2. Regex can be language independent. 
3. Regex can be faster at scale. 

### What about unicode? 

In [41]:
message = "😒🎦 🤢🍕"

re_frown = re.compile(r"😒|🤢")
re_frown.sub(r"😊", message)

'😊🎦 😊🍕'

### Regex Errors: 
**False positives** (Type I): Matching strings that we should **not** have matched.  
**False negatives** (Type II): **Not** matching strings that we should have matched.  

Reducing the error rate for a task often involves two antagonistic efforts: 
1. Minimizing false positives
2. Minimizing false negatives. 

**Important to tests for both!**

In reality, you often have to trade one for the other. 

Useful tools: 
- [Regex cheatsheet](http://www.cheatography.com/davechild/cheat-sheets/regular-expressions/)
- [regexr.com](http://regexr.com/) Realtime regex engine.
- [pyregex.com](https://pythex.org/) Realtime Python regex engine. 

### Summary
1. We use regex as metalanguage to find string patterns in blocks of text. 
2. r"" are IRL friends for Python regex. 
3. We are just doing binary classification so use the same performance metrics. 
4. You'll make a lot of mistakes in regex.
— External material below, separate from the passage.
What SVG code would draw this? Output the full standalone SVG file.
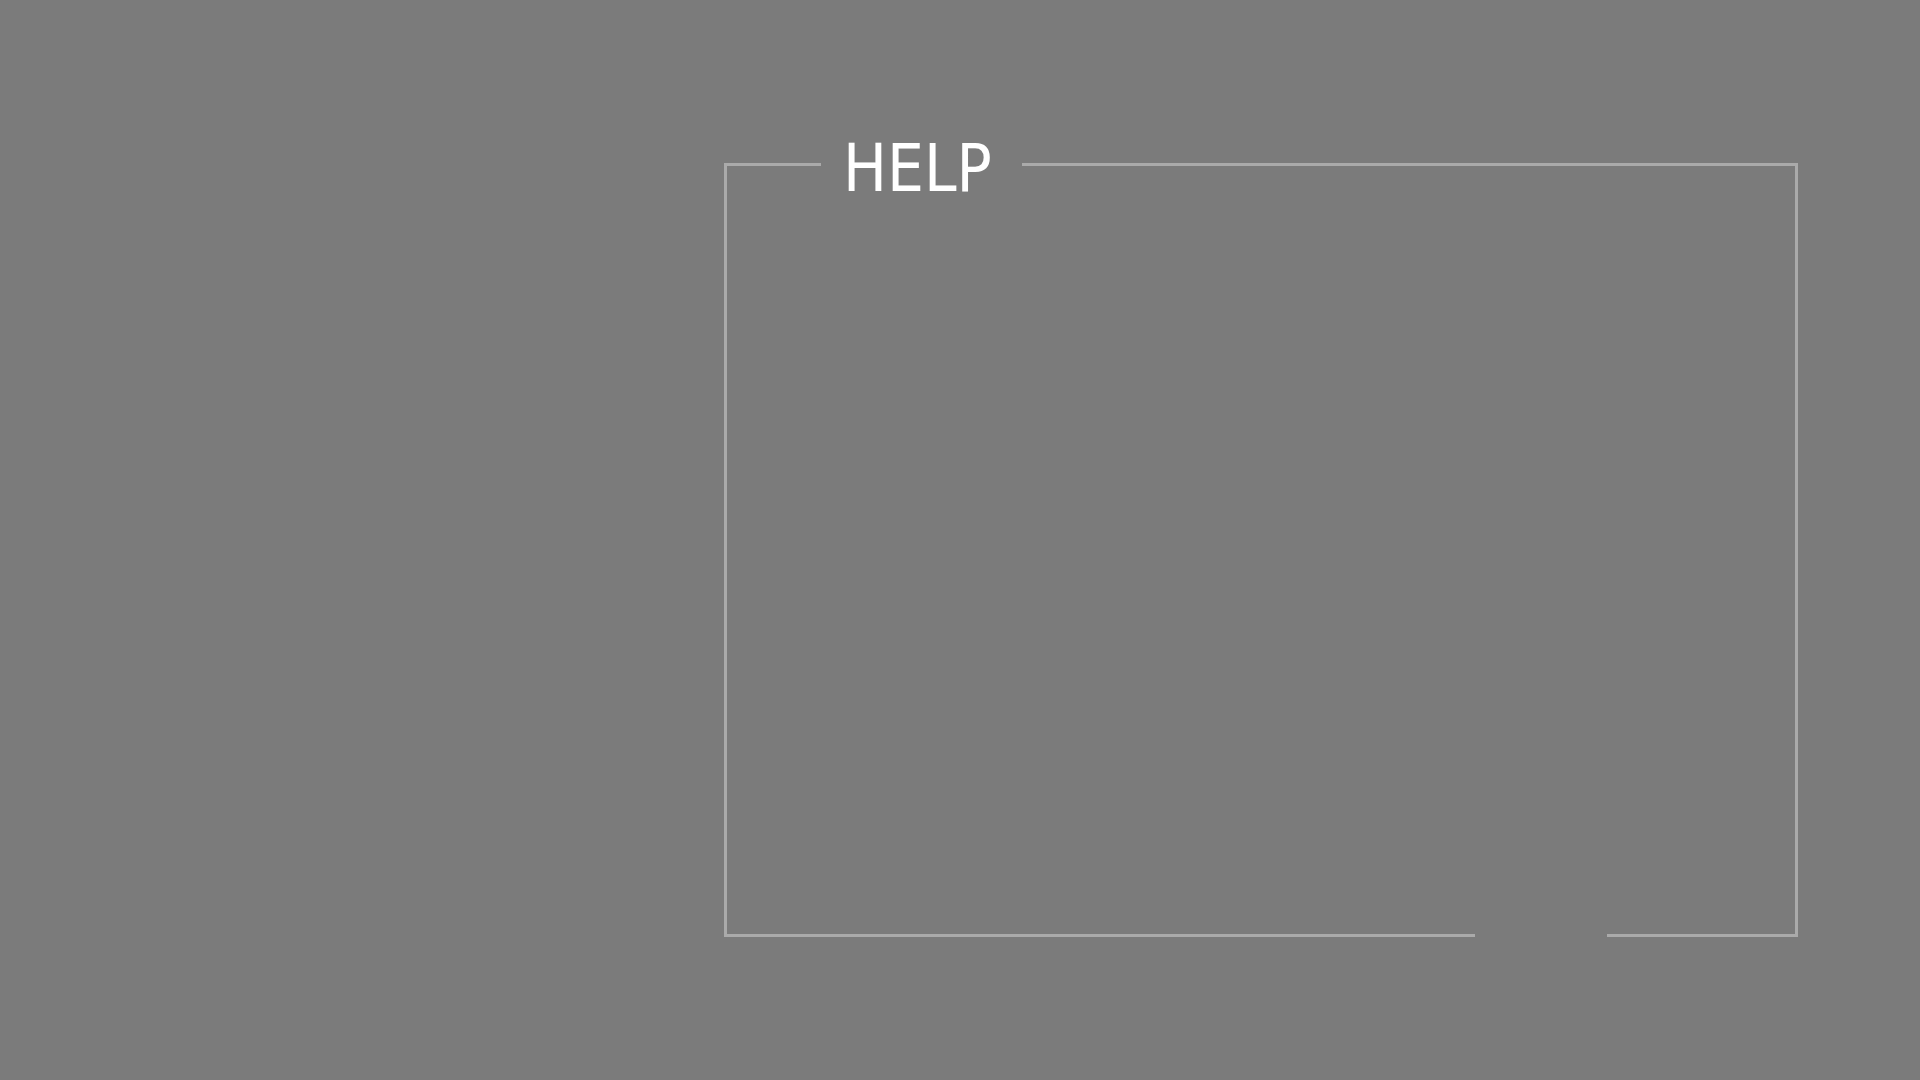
<svg xmlns="http://www.w3.org/2000/svg" width="1920" height="1080" viewBox="0 0 1920 1080">
<style>
.frame{fill:none;stroke:#aaaaaa;stroke-width:3;stroke-linecap:butt}
.title{font-family:"DejaVu Sans Condensed","DejaVu Sans",sans-serif;font-stretch:condensed;font-size:65px;fill:#ffffff}
</style>
<rect width="1920" height="1080" fill="#7b7b7b"/>
<g id="help-frame">
<path class="frame" d="M821 164.5 H725.5 V935.5 H1475 M1607 935.5 H1796.5 V164.5 H1022"/>
<text class="title" x="843" y="190.5">HELP</text>
</g>
</svg>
Think about FP and FN. 

### Regex Terms
- **target string**: This term describes the string that we will be searching (string in which we want to find our match or search pattern). 
- **search expression**: The pattern we use to find what we want. Most commonly called regular expression (regex). 
- **literal**: Any character we use in a search or matching expression, for example, to find 'ind' in 'windows' the 'ind' is a literal string - each character plays a part in the search, it is literally the string we want to find. 
- **metacharacter**: One or more special characters that have a unique meaning and are NOT used as literals in the search expression. For example "." means any character. 
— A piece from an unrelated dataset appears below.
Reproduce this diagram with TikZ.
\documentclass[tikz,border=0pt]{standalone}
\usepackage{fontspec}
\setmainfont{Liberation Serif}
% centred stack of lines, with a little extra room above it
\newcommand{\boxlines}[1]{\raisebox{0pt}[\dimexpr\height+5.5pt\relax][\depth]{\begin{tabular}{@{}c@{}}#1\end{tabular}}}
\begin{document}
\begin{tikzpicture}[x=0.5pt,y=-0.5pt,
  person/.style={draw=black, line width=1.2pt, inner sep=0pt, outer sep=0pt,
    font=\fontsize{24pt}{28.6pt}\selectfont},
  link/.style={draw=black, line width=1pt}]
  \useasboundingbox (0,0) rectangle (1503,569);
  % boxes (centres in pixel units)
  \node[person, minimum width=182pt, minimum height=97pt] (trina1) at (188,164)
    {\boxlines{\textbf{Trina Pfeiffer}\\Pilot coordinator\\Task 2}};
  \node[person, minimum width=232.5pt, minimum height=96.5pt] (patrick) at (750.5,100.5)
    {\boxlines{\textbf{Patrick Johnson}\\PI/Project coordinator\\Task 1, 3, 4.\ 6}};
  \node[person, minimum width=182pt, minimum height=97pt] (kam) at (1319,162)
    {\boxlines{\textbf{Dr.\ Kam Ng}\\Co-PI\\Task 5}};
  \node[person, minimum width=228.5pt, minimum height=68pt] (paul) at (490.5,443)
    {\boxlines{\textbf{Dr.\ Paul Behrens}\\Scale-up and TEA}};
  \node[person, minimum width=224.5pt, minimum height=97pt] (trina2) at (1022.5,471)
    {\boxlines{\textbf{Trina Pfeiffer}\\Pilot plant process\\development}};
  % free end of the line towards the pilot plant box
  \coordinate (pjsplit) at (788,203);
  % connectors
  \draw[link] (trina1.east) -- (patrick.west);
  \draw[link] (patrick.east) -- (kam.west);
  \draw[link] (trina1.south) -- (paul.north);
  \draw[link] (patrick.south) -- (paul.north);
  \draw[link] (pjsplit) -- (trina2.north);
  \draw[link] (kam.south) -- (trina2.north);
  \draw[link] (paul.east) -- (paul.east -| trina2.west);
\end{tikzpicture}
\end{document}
Metacharacters are the special sauce of regex. 

- **escape sequence**: A way of indicating that we want to use a metacharacters as a literal. 
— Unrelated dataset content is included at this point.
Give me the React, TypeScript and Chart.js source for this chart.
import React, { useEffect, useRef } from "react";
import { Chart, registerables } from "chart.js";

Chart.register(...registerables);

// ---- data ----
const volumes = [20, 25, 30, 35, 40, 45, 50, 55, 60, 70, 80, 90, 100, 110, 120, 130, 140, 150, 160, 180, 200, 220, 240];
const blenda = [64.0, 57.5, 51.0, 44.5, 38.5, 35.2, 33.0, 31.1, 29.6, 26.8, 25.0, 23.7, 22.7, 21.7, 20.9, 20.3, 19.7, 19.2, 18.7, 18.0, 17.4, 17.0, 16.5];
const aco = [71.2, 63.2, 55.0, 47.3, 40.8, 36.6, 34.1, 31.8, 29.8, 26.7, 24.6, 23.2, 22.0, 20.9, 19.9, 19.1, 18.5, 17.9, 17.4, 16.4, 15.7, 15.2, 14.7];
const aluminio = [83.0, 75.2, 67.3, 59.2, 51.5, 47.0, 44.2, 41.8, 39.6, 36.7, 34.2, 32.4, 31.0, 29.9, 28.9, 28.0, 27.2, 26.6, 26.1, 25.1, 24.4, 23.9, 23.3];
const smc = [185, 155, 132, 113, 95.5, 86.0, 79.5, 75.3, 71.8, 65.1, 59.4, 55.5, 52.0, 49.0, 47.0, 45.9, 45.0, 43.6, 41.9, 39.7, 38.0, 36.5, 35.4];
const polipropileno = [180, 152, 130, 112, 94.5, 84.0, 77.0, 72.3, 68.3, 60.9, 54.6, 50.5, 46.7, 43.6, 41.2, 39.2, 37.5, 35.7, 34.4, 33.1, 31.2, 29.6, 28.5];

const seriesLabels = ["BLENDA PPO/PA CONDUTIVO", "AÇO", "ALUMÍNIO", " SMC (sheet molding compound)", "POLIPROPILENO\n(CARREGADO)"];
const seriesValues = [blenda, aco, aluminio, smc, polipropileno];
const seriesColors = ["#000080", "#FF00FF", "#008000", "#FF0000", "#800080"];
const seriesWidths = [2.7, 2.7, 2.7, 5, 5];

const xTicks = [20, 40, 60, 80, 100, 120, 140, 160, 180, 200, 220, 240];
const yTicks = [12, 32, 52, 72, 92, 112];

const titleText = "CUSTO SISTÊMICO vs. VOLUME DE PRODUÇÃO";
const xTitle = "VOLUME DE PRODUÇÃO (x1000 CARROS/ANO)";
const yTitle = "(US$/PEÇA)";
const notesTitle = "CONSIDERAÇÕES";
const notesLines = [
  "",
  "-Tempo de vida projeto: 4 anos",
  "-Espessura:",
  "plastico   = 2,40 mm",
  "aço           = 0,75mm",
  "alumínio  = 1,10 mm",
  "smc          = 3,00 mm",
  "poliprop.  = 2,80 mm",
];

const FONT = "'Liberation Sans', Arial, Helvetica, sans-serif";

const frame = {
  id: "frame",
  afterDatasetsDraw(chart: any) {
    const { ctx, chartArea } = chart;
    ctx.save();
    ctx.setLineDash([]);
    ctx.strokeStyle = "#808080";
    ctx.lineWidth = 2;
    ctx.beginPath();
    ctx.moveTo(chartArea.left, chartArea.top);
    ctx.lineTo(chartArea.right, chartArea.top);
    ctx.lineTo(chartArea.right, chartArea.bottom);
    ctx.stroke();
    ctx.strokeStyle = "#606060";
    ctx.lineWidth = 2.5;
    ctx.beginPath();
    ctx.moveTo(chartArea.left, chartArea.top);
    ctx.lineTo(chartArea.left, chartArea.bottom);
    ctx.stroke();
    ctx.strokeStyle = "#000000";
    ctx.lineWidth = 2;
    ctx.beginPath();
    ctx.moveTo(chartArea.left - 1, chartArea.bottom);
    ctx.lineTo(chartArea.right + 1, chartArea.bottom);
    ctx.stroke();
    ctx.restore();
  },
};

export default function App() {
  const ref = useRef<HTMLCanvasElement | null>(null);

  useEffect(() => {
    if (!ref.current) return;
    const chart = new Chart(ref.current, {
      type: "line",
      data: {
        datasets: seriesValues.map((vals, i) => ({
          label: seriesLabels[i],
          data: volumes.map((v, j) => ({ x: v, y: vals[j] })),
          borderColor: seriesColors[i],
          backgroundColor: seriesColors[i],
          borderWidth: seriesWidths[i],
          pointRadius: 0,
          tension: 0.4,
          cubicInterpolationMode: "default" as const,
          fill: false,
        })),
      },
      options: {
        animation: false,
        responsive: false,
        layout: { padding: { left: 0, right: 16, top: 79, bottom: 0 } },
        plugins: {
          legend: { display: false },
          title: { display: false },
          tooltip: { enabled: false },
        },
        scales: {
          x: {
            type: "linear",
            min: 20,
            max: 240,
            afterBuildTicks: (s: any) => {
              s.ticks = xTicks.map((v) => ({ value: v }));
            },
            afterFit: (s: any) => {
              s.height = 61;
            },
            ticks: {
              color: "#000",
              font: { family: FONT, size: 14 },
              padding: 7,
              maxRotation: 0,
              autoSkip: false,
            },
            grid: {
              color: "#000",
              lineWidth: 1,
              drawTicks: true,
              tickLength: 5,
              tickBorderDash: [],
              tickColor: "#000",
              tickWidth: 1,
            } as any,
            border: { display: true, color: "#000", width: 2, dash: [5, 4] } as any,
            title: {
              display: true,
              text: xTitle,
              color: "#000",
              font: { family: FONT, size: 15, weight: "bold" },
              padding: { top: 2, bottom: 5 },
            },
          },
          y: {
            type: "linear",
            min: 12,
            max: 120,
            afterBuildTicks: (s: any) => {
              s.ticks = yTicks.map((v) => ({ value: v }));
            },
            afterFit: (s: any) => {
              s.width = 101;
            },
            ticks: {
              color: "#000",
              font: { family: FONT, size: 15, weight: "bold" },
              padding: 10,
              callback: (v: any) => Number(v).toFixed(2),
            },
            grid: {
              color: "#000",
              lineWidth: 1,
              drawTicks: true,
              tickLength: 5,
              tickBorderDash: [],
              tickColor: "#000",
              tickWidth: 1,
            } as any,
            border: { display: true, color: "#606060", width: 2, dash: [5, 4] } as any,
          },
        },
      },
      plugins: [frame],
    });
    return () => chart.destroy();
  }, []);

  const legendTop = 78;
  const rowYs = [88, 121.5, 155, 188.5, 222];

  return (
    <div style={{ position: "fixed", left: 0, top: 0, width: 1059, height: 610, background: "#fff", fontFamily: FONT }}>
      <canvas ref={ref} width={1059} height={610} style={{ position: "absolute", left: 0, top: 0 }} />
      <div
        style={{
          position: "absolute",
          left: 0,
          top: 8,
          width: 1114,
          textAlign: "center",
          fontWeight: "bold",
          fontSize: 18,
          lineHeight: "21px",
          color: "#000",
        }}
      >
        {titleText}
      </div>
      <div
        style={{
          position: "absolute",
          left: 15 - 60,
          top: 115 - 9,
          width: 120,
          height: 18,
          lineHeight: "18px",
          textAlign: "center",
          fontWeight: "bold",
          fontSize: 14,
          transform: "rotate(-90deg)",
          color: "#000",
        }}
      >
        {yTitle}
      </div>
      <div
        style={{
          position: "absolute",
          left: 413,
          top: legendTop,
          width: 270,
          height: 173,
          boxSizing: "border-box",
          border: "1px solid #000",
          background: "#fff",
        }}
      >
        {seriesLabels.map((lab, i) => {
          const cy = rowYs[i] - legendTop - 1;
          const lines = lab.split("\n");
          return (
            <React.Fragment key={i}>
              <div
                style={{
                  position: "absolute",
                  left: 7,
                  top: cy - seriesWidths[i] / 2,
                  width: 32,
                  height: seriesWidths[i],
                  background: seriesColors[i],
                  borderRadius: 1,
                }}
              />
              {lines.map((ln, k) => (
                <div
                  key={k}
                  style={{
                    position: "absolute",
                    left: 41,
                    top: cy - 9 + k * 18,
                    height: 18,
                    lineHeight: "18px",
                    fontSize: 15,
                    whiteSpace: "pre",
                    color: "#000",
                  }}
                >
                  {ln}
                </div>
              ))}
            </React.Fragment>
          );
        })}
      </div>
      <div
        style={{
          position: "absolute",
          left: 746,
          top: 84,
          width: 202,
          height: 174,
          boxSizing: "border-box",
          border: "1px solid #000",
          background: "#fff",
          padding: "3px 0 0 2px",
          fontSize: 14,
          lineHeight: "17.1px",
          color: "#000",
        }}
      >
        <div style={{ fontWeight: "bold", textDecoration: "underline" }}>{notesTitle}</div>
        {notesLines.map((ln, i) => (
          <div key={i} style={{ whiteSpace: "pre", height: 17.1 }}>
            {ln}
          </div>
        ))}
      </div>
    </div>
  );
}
In regex an escape sequence involves placing metacharacter \ (backslash) in front of the metacharacter to use as literal. '\.' means find literal period character (not match any character). 

### Regex workflow
1. Create pattern in Plain English. 
2. Map to regex language. 
3. Make sure results are correct:  
    - All Positives: Captures all examples of pattern. 
    - No Negatives: Everything captured is from pattern. 
4. Don't over-engineer regex. 
    - Your goal is to Get Stuff Done, not write best regex in the world. 
    - Filtering before and after are okay.